Along with Fred's, there's the new, cosmopolitan Sazerac (on Broadway, run by former Orange Peel managers Jack and Lesley Groetsch ), the friendly Craggie Brewing (the Battery Hill Bitter is terrific; the owners are great community supporters), the revamped Old Fairview Southern Kitchen (formerly Razcal's, and featuring live music and comedy nightly), Funny Business Comedy Club below the S&W Building, The Blackbird in Black Mountain, the upcoming Lexington Avenue Brewery (can't wait), and the Orange Peel's yet-to-be-named downstairs club (coming soon).

Another thing to be thankful for? That colorful characters like bandleader Russ Wilson put together evenings like Russ Wilson's Art Deco Revue, a swinging event featuring big band jazz, designed to recreate an evening in a 1920s nightclub. Just the thing to dance off some of those Thanksgiving calories. We couldn't tell you about it better than Wilson himself, who's packed a monster lineup into the gala evening:

"With a cast of thousands, in Technicolor and Panavision, all dancing, all singing. Here's the star roster for your approval: Music for the entire evening by Spats Mahoney and his Spitshine Boys (and Spats may actually show up); our society chanteuse, the lovely and talented Carol Duermit; our silly songstress, the lovely and talented Wendy Loomis; those lovely, leggy dancing girls The Tacky Annies; and the fabulous swing dance troupe the Swing Asheville Lindy Hoppers.

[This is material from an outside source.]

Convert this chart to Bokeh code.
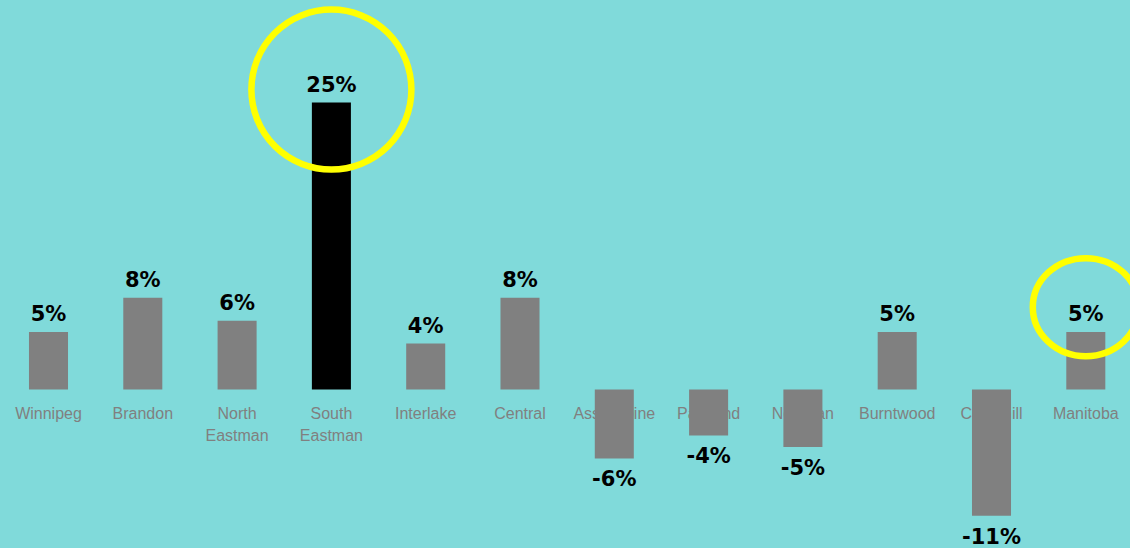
import numpy as np
from bokeh.plotting import figure
from bokeh.models import ColumnDataSource, Range1d, GlobalInlineStyleSheet
from bokeh.core.properties import value
from bokeh.embed import file_html
from bokeh.resources import INLINE

# ---- data ----
regions = ["Winnipeg", "Brandon", "North\nEastman", "South\nEastman", "Interlake", "Central",
           "Assiniboine", "Parkland", "Nor-Man", "Burntwood", "Churchill", "Manitoba"]
change_pct = [5, 8, 6, 25, 4, 8, -6, -4, -5, 5, -11, 5]
highlighted = ["South\nEastman"]
circled = ["South\nEastman", "Manitoba"]

BG = "#80dada"
GREY = "#808080"

idx = np.arange(len(regions))
vals = np.array(change_pct, dtype=float)
colors = ["#000000" if r in highlighted else GREY for r in regions]
labels = [f"{v}%" for v in change_pct]

src = ColumnDataSource(dict(x=idx, v=vals, color=colors, label=labels, region=regions))
pos = ColumnDataSource(dict(x=idx[vals >= 0], v=vals[vals >= 0],
                            label=[l for l, v in zip(labels, vals) if v >= 0]))
neg = ColumnDataSource(dict(x=idx[vals < 0], v=vals[vals < 0],
                            label=[l for l, v in zip(labels, vals) if v < 0]))

px_per_unit = 11.48
p = figure(width=1130, height=548, output_backend="svg", toolbar_location=None,
           x_range=Range1d(-0.509, 11.474), y_range=Range1d(-13.85, 33.89),
           min_border=0, background_fill_color=BG, border_fill_color=BG,
           outline_line_color=None)
p.axis.visible = False
p.grid.visible = False
p.stylesheets = [GlobalInlineStyleSheet(css="html, body { background-color: #80dada; }")]

# category labels (drawn behind bars)
p.text(x="x", y=0, text="region", source=src, text_font=value("Liberation Sans"),
       text_font_size="16px", text_color=GREY, text_align="center",
       text_baseline="top", y_offset=15, text_line_height=1.35)

# bars
p.vbar(x="x", top="v", bottom=0, width=0.414, fill_color="color", line_color=None, source=src)

# value labels
p.text(x="x", y="v", text="label", source=pos, text_font=value("DejaVu Sans"),
       text_font_style="bold", text_font_size="21px", text_color="#000000",
       text_align="center", text_baseline="alphabetic", y_offset=-18)
p.text(x="x", y="v", text="label", source=neg, text_font=value("DejaVu Sans"),
       text_font_style="bold", text_font_size="21px", text_color="#000000",
       text_align="center", text_baseline="top", y_offset=9)

# yellow highlight circles
cx = [regions.index(r) for r in circled]
cv = [change_pct[regions.index(r)] for r in circled]
p.ellipse(x=cx[:1], y=[cv[0] + 13 / px_per_unit], width=160, height=160,
          width_units="screen", height_units="screen",
          fill_color=None, line_color="#ffff00", line_width=6.5)
p.ellipse(x=cx[1:], y=[cv[1] + 25 / px_per_unit], width=106, height=98,
          width_units="screen", height_units="screen",
          fill_color=None, line_color="#ffff00", line_width=6.5)

open("out.html", "w").write(file_html(p, INLINE))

"Bringing a touch of exotica to the evening will be the Hawaiian group Kon Tiki. For something completely different, we bring you the fabulous, gorgeous, magnificent, tremendously talented Miss Cookie La Rue, and of course your dashing, debonair, immaculately dress Master of Ceremonies for the evening, Me.

"Vintage dress encouraged. If vintage is not your thing, formal dress or business attire is acceptable. If you are not dressed accordingly, lovely Virginia, our gorgeous door girl, will throw you out. Watch out, she's been lifting weights." The Art Deco Revue is 8 p.m. Saturday, Nov. 28 at Eleven on Grove. $15.

We also love that people who don't even live in town still support live music here. Thank you, Bob Rest, for the brand spankin' new declineradio.com, a Web site dedicated to independent WNC bands past and present. Rest is best-known for co-producing the Decline of Western North Carolina compilations of the late '90s, which he revived in a series of shows over Bele Chere weekend (they were packed, and rawked).

Rest has preserved some important relics from the days when Lexington Avenue and the rest of downtown was still curious and a little sinister, with a different sort of nervy charm. He's still got loads of tapes, DATs, mini-VCR tapes and 7" records. So far, in a feat of technological savvy, he's transferred 109 songs to the Web site, with plans for many more — including current bands.

As a promoter (he and Milton Carter created the Decline empire) Rest helped build parts of that late '90s music scene, and damned if we're not gonna remember it. Along with the music itself, he boasts an archive of posters, flyers, zines and T-shirts. He's put some of that on the site, too. Come celebrate the further Decline of WNC at a Saturday, Nov. 28 show at Stella Blue. Rest's new punk-rock band Everything Falls Apart will play with Hoss (featuring former members of Tripod) and Glaze. For the low price of $5. 

"As long as there is an internet, Decline will never die," Rest promises.